Given request ::
Set down all of the data that follows word for word, without the images.

Material ::

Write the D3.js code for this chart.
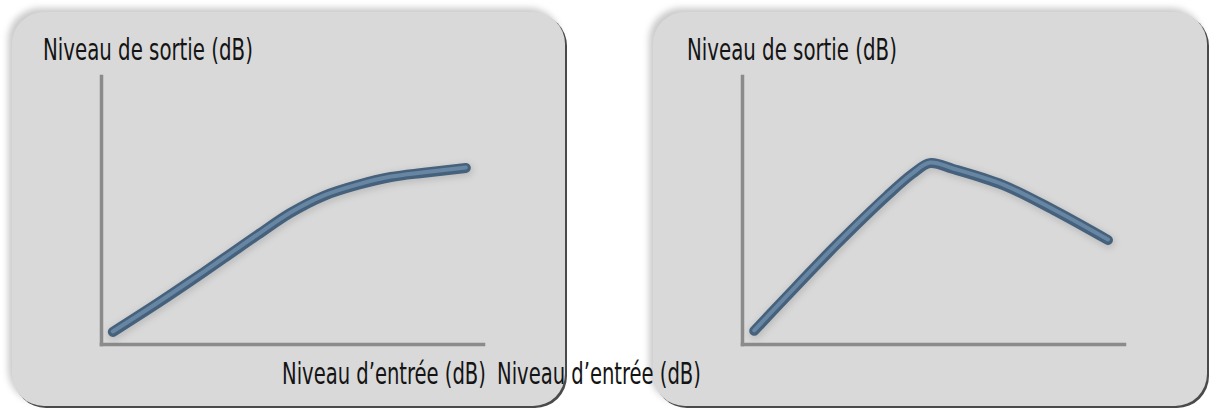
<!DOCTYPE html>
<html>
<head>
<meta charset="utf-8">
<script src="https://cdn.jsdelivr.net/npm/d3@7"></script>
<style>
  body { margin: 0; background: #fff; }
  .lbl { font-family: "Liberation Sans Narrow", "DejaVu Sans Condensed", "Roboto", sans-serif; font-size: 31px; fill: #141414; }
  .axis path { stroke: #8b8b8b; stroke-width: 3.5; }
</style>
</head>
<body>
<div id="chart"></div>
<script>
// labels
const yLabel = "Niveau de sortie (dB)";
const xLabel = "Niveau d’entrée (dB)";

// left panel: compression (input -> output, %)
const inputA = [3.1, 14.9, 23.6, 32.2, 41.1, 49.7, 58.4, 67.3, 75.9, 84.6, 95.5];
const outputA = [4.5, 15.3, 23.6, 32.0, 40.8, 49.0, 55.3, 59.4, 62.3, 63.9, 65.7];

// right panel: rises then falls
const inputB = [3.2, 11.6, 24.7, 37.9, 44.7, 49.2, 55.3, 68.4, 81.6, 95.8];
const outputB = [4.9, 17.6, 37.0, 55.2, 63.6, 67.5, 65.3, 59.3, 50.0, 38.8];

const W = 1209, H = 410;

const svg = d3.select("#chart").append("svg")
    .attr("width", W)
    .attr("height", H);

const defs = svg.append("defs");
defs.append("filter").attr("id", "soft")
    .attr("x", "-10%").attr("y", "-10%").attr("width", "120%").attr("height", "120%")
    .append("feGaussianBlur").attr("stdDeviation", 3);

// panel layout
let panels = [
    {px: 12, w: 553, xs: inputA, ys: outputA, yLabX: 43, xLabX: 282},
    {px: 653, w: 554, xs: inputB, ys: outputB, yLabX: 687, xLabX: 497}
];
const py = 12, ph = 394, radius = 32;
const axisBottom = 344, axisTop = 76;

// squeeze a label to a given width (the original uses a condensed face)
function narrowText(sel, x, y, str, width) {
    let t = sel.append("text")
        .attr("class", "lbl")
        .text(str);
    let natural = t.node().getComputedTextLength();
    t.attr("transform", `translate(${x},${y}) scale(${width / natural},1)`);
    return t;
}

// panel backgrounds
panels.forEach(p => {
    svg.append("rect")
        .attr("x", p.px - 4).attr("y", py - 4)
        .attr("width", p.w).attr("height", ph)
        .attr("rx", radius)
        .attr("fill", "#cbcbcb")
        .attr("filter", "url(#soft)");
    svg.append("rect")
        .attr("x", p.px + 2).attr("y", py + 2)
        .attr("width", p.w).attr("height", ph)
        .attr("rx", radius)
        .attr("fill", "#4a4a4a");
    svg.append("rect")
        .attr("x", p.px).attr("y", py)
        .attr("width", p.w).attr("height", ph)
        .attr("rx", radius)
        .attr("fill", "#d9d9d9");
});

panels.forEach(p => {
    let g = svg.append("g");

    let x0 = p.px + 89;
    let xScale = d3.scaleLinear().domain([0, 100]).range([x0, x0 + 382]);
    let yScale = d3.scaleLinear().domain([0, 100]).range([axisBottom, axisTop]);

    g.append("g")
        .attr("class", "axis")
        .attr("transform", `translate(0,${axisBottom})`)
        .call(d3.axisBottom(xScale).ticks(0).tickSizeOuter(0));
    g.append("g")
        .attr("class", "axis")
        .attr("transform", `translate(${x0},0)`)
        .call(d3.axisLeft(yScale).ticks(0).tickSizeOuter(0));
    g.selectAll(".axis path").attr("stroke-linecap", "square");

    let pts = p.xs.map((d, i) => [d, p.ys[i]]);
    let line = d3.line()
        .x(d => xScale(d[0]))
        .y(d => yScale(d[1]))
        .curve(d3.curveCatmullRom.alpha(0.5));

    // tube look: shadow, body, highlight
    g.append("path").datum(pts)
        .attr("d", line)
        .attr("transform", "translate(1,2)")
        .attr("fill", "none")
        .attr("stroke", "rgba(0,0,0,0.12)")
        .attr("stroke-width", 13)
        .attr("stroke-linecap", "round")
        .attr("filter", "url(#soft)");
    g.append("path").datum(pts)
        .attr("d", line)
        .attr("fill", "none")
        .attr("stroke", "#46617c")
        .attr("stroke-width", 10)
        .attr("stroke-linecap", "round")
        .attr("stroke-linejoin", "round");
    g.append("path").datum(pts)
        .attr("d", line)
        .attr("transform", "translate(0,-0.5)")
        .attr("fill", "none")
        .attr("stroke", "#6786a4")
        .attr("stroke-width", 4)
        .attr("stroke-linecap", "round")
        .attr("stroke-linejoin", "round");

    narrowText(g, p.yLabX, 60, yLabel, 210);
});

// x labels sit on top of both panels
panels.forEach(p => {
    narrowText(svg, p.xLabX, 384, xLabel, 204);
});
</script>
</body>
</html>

Written response ::
Write the D3.js code for this chart.
<!DOCTYPE html>
<html>
<head>
<meta charset="utf-8">
<script src="https://cdn.jsdelivr.net/npm/d3@7"></script>
<style>
  body { margin: 0; background: #fff; }
  .lbl { font-family: "Liberation Sans Narrow", "DejaVu Sans Condensed", "Roboto", sans-serif; font-size: 31px; fill: #141414; }
  .axis path { stroke: #8b8b8b; stroke-width: 3.5; }
</style>
</head>
<body>
<div id="chart"></div>
<script>
// labels
const yLabel = "Niveau de sortie (dB)";
const xLabel = "Niveau d’entrée (dB)";

// left panel: compression (input -> output, %)
const inputA = [3.1, 14.9, 23.6, 32.2, 41.1, 49.7, 58.4, 67.3, 75.9, 84.6, 95.5];
const outputA = [4.5, 15.3, 23.6, 32.0, 40.8, 49.0, 55.3, 59.4, 62.3, 63.9, 65.7];

// right panel: rises then falls
const inputB = [3.2, 11.6, 24.7, 37.9, 44.7, 49.2, 55.3, 68.4, 81.6, 95.8];
const outputB = [4.9, 17.6, 37.0, 55.2, 63.6, 67.5, 65.3, 59.3, 50.0, 38.8];

const W = 1209, H = 410;

const svg = d3.select("#chart").append("svg")
    .attr("width", W)
    .attr("height", H);

const defs = svg.append("defs");
defs.append("filter").attr("id", "soft")
    .attr("x", "-10%").attr("y", "-10%").attr("width", "120%").attr("height", "120%")
    .append("feGaussianBlur").attr("stdDeviation", 3);

// panel layout
let panels = [
    {px: 12, w: 553, xs: inputA, ys: outputA, yLabX: 43, xLabX: 282},
    {px: 653, w: 554, xs: inputB, ys: outputB, yLabX: 687, xLabX: 497}
];
const py = 12, ph = 394, radius = 32;
const axisBottom = 344, axisTop = 76;

// squeeze a label to a given width (the original uses a condensed face)
function narrowText(sel, x, y, str, width) {
    let t = sel.append("text")
        .attr("class", "lbl")
        .text(str);
    let natural = t.node().getComputedTextLength();
    t.attr("transform", `translate(${x},${y}) scale(${width / natural},1)`);
    return t;
}

// panel backgrounds
panels.forEach(p => {
    svg.append("rect")
        .attr("x", p.px - 4).attr("y", py - 4)
        .attr("width", p.w).attr("height", ph)
        .attr("rx", radius)
        .attr("fill", "#cbcbcb")
        .attr("filter", "url(#soft)");
    svg.append("rect")
        .attr("x", p.px + 2).attr("y", py + 2)
        .attr("width", p.w).attr("height", ph)
        .attr("rx", radius)
        .attr("fill", "#4a4a4a");
    svg.append("rect")
        .attr("x", p.px).attr("y", py)
        .attr("width", p.w).attr("height", ph)
        .attr("rx", radius)
        .attr("fill", "#d9d9d9");
});

panels.forEach(p => {
    let g = svg.append("g");

    let x0 = p.px + 89;
    let xScale = d3.scaleLinear().domain([0, 100]).range([x0, x0 + 382]);
    let yScale = d3.scaleLinear().domain([0, 100]).range([axisBottom, axisTop]);

    g.append("g")
        .attr("class", "axis")
        .attr("transform", `translate(0,${axisBottom})`)
        .call(d3.axisBottom(xScale).ticks(0).tickSizeOuter(0));
    g.append("g")
        .attr("class", "axis")
        .attr("transform", `translate(${x0},0)`)
        .call(d3.axisLeft(yScale).ticks(0).tickSizeOuter(0));
    g.selectAll(".axis path").attr("stroke-linecap", "square");

    let pts = p.xs.map((d, i) => [d, p.ys[i]]);
    let line = d3.line()
        .x(d => xScale(d[0]))
        .y(d => yScale(d[1]))
        .curve(d3.curveCatmullRom.alpha(0.5));

    // tube look: shadow, body, highlight
    g.append("path").datum(pts)
        .attr("d", line)
        .attr("transform", "translate(1,2)")
        .attr("fill", "none")
        .attr("stroke", "rgba(0,0,0,0.12)")
        .attr("stroke-width", 13)
        .attr("stroke-linecap", "round")
        .attr("filter", "url(#soft)");
    g.append("path").datum(pts)
        .attr("d", line)
        .attr("fill", "none")
        .attr("stroke", "#46617c")
        .attr("stroke-width", 10)
        .attr("stroke-linecap", "round")
        .attr("stroke-linejoin", "round");
    g.append("path").datum(pts)
        .attr("d", line)
        .attr("transform", "translate(0,-0.5)")
        .attr("fill", "none")
        .attr("stroke", "#6786a4")
        .attr("stroke-width", 4)
        .attr("stroke-linecap", "round")
        .attr("stroke-linejoin", "round");

    narrowText(g, p.yLabX, 60, yLabel, 210);
});

// x labels sit on top of both panels
panels.forEach(p => {
    narrowText(svg, p.xLabX, 384, xLabel, 204);
});
</script>
</body>
</html>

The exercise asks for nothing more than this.